Sniper Elite 4: As unflinchingly ultra-violent as this World War Two shooter series gets
World War 2 is a well-represented setting in video games, but Sniper Elite 4 is proof that the generic isn’t always boring.
This four-quel transports the series from the deserts of Africa to the towns, vineyards, forests and docklands of sunny northern Italy, where you’ll embark on all sorts of different missions, typically involving shooting bad guys from afar.
All of your missions have the same handful of objectives on rotation: locate valuable intel, destroy key strategic outposts and, chief among them, kill a ton of Nazis.

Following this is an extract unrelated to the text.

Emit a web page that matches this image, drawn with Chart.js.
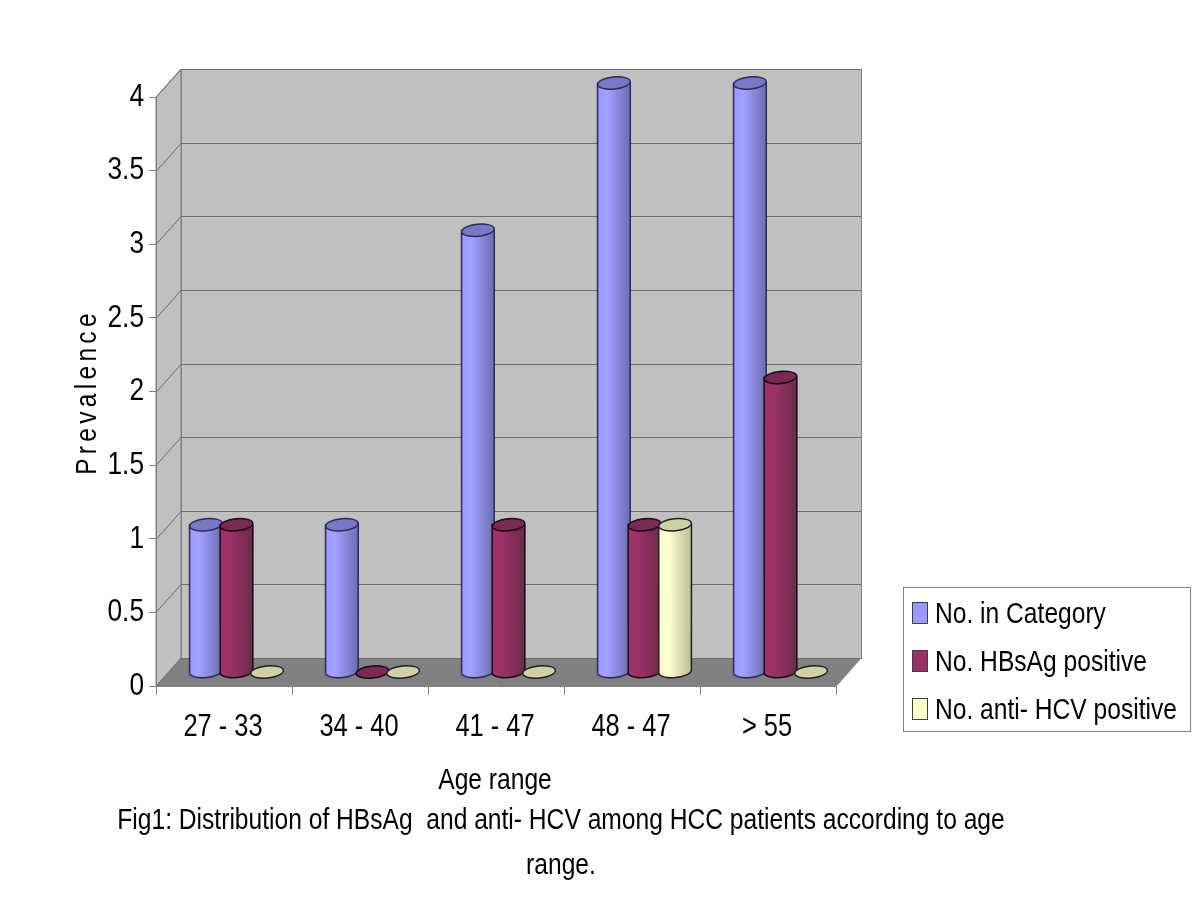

Rather than suffer from repetition, Sniper Elite 4 thrives on its lack of complexity. With far bigger open world levels with even more verticality within them, the game encourages exploration and experimentation.
You’re able to go wherever you want and approach objectives however you please, scouting out useful vantage points and creeping through the undergrowth using the game’s updated cover and stealth mechanics.
As ever, there’s a guilty appeal in the game’s ultra gruesome X-ray kills, which let you watch your bullets tear through flesh and shatter bones in super slow-motion. It’s incredibly violent (and roughly medically accurate) stuff, like an MRI scan crossed with Tarantino’s daydreams.
Balletically bloody and unflinchingly graphic as Sniper Elite may be, the game makes a cruel sport of long distance target practice, where each shot is celebrated. There are few shooters in which pulling the trigger feels so crucial, grave and satisfying.
Sniper Elite 4 knows its own limits, and while it never strays far beyond the bounds of a generic World War 2 action-shooter, it seems to know that that’s exactly where it performs best.
It’s big, strategic and never presumes to elevate itself much past hyper-gore, but who needs that when you can blow the balls off a Nazi?